The Fatah-dominated Palestine Liberation Organization, which Mr. Abbas heads, signed a deal with Hamas in April to end their seven-year schism and reunite the West Bank and Gaza under one government. Mr. Abbas swore in a new slate of ministers on June 2, but they have yet to take control in Gaza. Though the Hamas ministers there stepped aside, their deputies still largely run day-to-day operations.

Neither Mr. Abbas nor his prime minister, Rami Hamdallah, has visited Gaza since. That has led to harsh criticism from Hamas leaders, Gaza residents and even the new government’s Gaza-based minister of public works and housing, who so far has nothing to offer the thousands who lost their homes to Israeli attacks.

“Why is there a shadow government in Gaza?” asked Mkhaimar Abusada, a political scientist at Al Azhar University in Gaza City. “Because the unity government has been absent. There is no trust whatsoever between Fatah and Hamas. Both parties feel that reconciliation is a tactic by the other party for the time being, but neither one is interested in reconciliation as a strategic move.”

Two of Hamas’s main motivations for reconciling were securing payment for its 43,000 government employees, and fully reopening Gaza’s Rafah crossing into Egypt. Neither has happened. Egypt, Israel and the United States have indicated that the crossings must be policed by Mr. Abbas’s forces, and that reconstruction can happen only under his watch; many of the international donors who are expected to fund the rebuilding deem Hamas a terrorist organization.

Ismail Haniya, Gaza’s top Hamas political leader, threatened on Sunday to renew fire against Israel on Sept. 25 if restrictions on travel and trade were not lifted. But in Cairo, Mr. Abbas was trying to build momentum for a new diplomatic initiative in which the international community would demand a three-year deadline to end Israel’s occupation of Palestinian lands — a strategy Hamas leaders have dismissed as more of the same.

A poll published last week by Mr. Shikaki’s Palestinian Center for Policy and Survey Research indicated that Mr. Haniya would trounce Mr. Abbas if there was a presidential election. Mr. Abbas’s “popularity is the worst since he assumed office,” Mr. Shikaki said, while “public support for Hamas is the highest since we have known Hamas.”

He continued: “Abbas’s threat with regard to reconciliation is serious in the sense that he is saying, ‘I will leave this in your hands — you started this war, you deal with the consequences.’ Gaza suffers the consequences; Palestinian national unity suffers the consequences.

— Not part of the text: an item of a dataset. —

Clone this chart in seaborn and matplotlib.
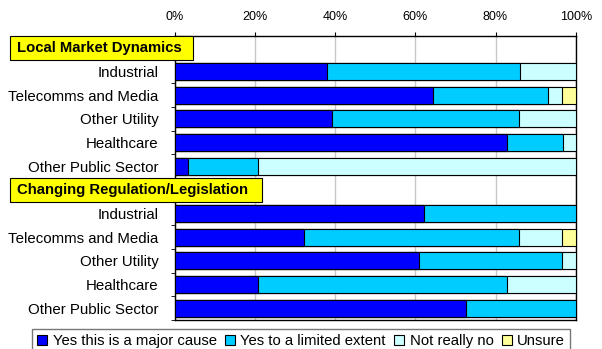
import numpy as np
import pandas as pd
import matplotlib.pyplot as plt
import matplotlib.transforms as mtransforms
from matplotlib.patches import Patch, Rectangle
from matplotlib.ticker import FuncFormatter
import seaborn as sns

plt.rcParams['font.family'] = ['Liberation Sans', 'DejaVu Sans']

# Data (percent of respondents)
groups = ['Local Market Dynamics', 'Changing Regulation/Legislation']
sectors = ['Industrial', 'Telecomms and Media', 'Other Utility', 'Healthcare', 'Other Public Sector']
responses = ['Yes this is a major cause', 'Yes to a limited extent', 'Not really no', 'Unsure']
colors = ['#0000FF', '#00CCFF', '#CCFFFF', '#FFFF99']

market_major = [37.9, 64.4, 39.2, 82.9, 3.3]
market_limited = [48.3, 28.6, 46.6, 13.9, 17.3]
market_notreally = [13.8, 3.5, 14.2, 3.2, 79.4]
market_unsure = [0.0, 3.5, 0.0, 0.0, 0.0]

regulation_major = [62.2, 32.1, 60.9, 20.6, 72.7]
regulation_limited = [37.8, 53.7, 35.6, 62.3, 27.3]
regulation_notreally = [0.0, 10.7, 3.5, 17.1, 0.0]
regulation_unsure = [0.0, 3.5, 0.0, 0.0, 0.0]

# build one long table, header rows stay empty slots
records = []
order = []
tick_labels = []
group_data = [
    (market_major, market_limited, market_notreally, market_unsure),
    (regulation_major, regulation_limited, regulation_notreally, regulation_unsure),
]
for g, (maj, lim, nr, uns) in zip(groups, group_data):
    order.append(g)
    tick_labels.append('')
    for i, s in enumerate(sectors):
        key = g + '|' + s
        order.append(key)
        tick_labels.append(s)
        records.append({'row': key, responses[0]: maj[i], responses[1]: lim[i],
                        responses[2]: nr[i], responses[3]: uns[i]})
df = pd.DataFrame(records)
cum = df[responses].cumsum(axis=1)
cum['row'] = df['row']

fig = plt.figure(figsize=(6.02, 3.49), dpi=100)
ax = fig.add_axes([175 / 602, 1 - 320 / 349, 400.7 / 602, 284 / 349])

# stacked bars: draw cumulative totals from the back
for resp, col in reversed(list(zip(responses, colors))):
    sns.barplot(data=cum, x=resp, y='row', order=order, color=col, saturation=1,
                edgecolor='black', linewidth=0.8, width=0.72, errorbar=None,
                orient='h', ax=ax, zorder=3)

ax.set_xlim(0, 100)
ax.set_ylim(len(order) - 0.5, -0.5)
ax.set_xlabel('')
ax.set_ylabel('')
ax.xaxis.tick_top()
ax.set_xticks([0, 20, 40, 60, 80, 100])
ax.xaxis.set_major_formatter(FuncFormatter(lambda v, p: f'{v:.0f}%'))
ax.tick_params(axis='x', labelsize=9, length=3, pad=6, colors='black')
ax.set_yticks(range(len(order)))
ax.set_yticklabels(tick_labels, fontsize=10.8)
ax.set_yticks(np.arange(-0.5, len(order), 1), minor=True)
ax.tick_params(axis='y', which='major', length=0, pad=12)
ax.tick_params(axis='y', which='minor', length=3)
ax.set_axisbelow(True)
ax.xaxis.grid(True, color='#C8C8C8', linewidth=1, zorder=0)
for sp in ax.spines.values():
    sp.set_color('black')
    sp.set_linewidth(1)

# yellow group headers
trans = mtransforms.blended_transform_factory(fig.transFigure, ax.transData)
header_right = [193, 262]
for g, right in zip(groups, header_right):
    y = order.index(g)
    ax.add_patch(Rectangle((10 / 602, y - 0.5), (right - 10) / 602, 1.0, transform=trans,
                           facecolor='#FFFF00', edgecolor='black', linewidth=0.8,
                           clip_on=False, zorder=5))
    ax.text(17 / 602, y, g, transform=trans, ha='left', va='center',
            fontsize=10.7, fontweight='bold', zorder=6, clip_on=False)

handles = [Patch(facecolor=c, edgecolor='black', linewidth=0.8) for c in colors]
fig.legend(handles, responses, loc='upper center', bbox_to_anchor=(301 / 602, 1 - 329 / 349),
           ncol=4, fontsize=10.7, frameon=True, fancybox=False, edgecolor='#555555',
           handlelength=0.7, handleheight=0.7, handletextpad=0.35, columnspacing=0.55,
           borderpad=0.35, borderaxespad=0)

fig.savefig('out.png', dpi=100, facecolor='white')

I think this comes out of anger and frustration. Abbas seems to have decided he has had enough and he wants to blow everything up.”

Israeli leaders who had condemned the reconciliation welcomed the renewed rockiness. “He has to decide between an alliance with the terror organization Hamas, that anyway is turning on him and exploiting every weakness to remove him from his areas of power, or to choose an alliance with Israel that will require him to get to a compromise,” Tzachi Hanegbi, a deputy foreign minister, said in a radio interview. “He must break it off from this false unity and return to dialogue with us.”